What the task asks
Return the lines below that carry the word "this".
───── Record excerpts ─────
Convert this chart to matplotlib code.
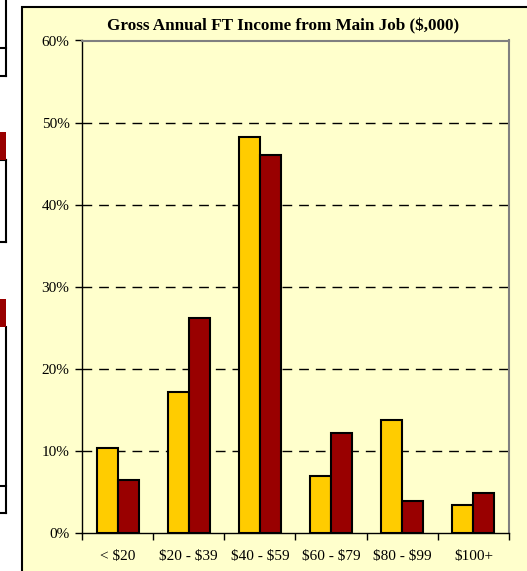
import numpy as np
import matplotlib
matplotlib.use("Agg")
import matplotlib.pyplot as plt
from matplotlib.patches import Rectangle
from matplotlib.lines import Line2D

categories = ["< $20", "$20 - $39", "$40 - $59", "$60 - $79", "$80 - $99", "$100+"]
series_a = [10.3, 17.2, 48.2, 6.9, 13.8, 3.4]   # yellow
series_b = [6.5, 26.2, 46.0, 12.2, 3.9, 4.9]    # dark red
yticks = [0, 10, 20, 30, 40, 50, 60]

W, H = 527, 571
plt.rcParams['font.family'] = ['Liberation Serif', 'DejaVu Serif']
plt.rcParams['text.parse_math'] = False

fig = plt.figure(figsize=(W / 100, H / 100), dpi=100)
fig.patch.set_facecolor('white')

def fx(x):
    return x / W

def fy(y):
    return 1 - y / H

# chart frame (extends past the right and bottom edge)
fig.patches.append(Rectangle((fx(22), fy(600)), fx(520), fy(7) - fy(600),
                             transform=fig.transFigure, facecolor='#FFFFCC',
                             edgecolor='black', linewidth=1.5, zorder=-1))

# fragments of a neighbouring table at the left edge
for (y0, y1) in [(132, 160), (299, 327)]:
    fig.patches.append(Rectangle((0, fy(y1)), fx(6), fy(y0) - fy(y1),
                                 transform=fig.transFigure, facecolor='#990000',
                                 edgecolor='none', zorder=-1))
segs = [((6, 0), (6, 76)), ((0, 48), (6, 48)), ((0, 76), (6, 76)),
        ((6, 160), (6, 242)), ((0, 242), (6, 242)), ((0, 160), (6, 160)),
        ((6, 327), (6, 513)), ((0, 486), (6, 486)), ((0, 513), (6, 513))]
for (a, b) in segs:
    fig.lines.append(Line2D([fx(a[0]), fx(b[0])], [fy(a[1]), fy(b[1])],
                            transform=fig.transFigure, color='black', linewidth=1.5,
                            zorder=-1))

ax = fig.add_axes([fx(82), fy(533), fx(509) - fx(82), fy(40.5) - fy(533)])
ax.set_zorder(2)
ax.set_facecolor('#FFFFCC')

x = np.arange(len(categories))
bw = 0.295
ax.bar(x - bw / 2, series_a, bw, color='#FFCC00', edgecolor='black', linewidth=1.5, zorder=3)
ax.bar(x + bw / 2, series_b, bw, color='#990000', edgecolor='black', linewidth=1.5, zorder=3)

ax.set_xlim(-0.5, len(categories) - 0.5)
ax.set_ylim(0, 60)
ax.set_yticks(yticks)
ax.set_yticklabels([f"{v}%" for v in yticks], fontsize=11)
for v in yticks[1:-1]:
    ax.axhline(v, color='black', linewidth=1, linestyle=(0, (7, 5)), zorder=1)

ax.set_xticks(np.arange(len(categories) + 1) - 0.5)
ax.set_xticklabels([])
ax.set_xticks(x, minor=True)
ax.set_xticklabels(categories, minor=True, fontsize=11)
ax.tick_params(axis='x', which='minor', length=0, pad=12)
ax.tick_params(axis='x', which='major', length=5, width=1, direction='out')
ax.tick_params(axis='y', length=5, width=1, direction='out', pad=4)

for s in ['top', 'right']:
    ax.spines[s].set_color('#808080')
    ax.spines[s].set_linewidth(1.5)
for s in ['left', 'bottom']:
    ax.spines[s].set_color('black')
    ax.spines[s].set_linewidth(1)

fig.text(fx(283), fy(30), "Gross Annual FT Income from Main Job ($,000)",
         ha='center', va='baseline', fontsize=12.3, fontweight='bold', zorder=3)

fig.savefig("out.png", dpi=100)
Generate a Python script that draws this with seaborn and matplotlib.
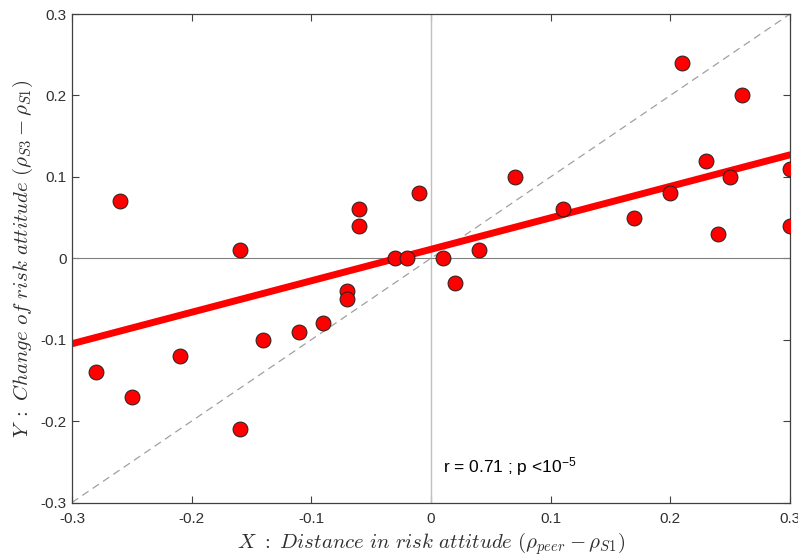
─────
Task response
Convert this chart to matplotlib code.
Generate a Python script that draws this with seaborn and matplotlib.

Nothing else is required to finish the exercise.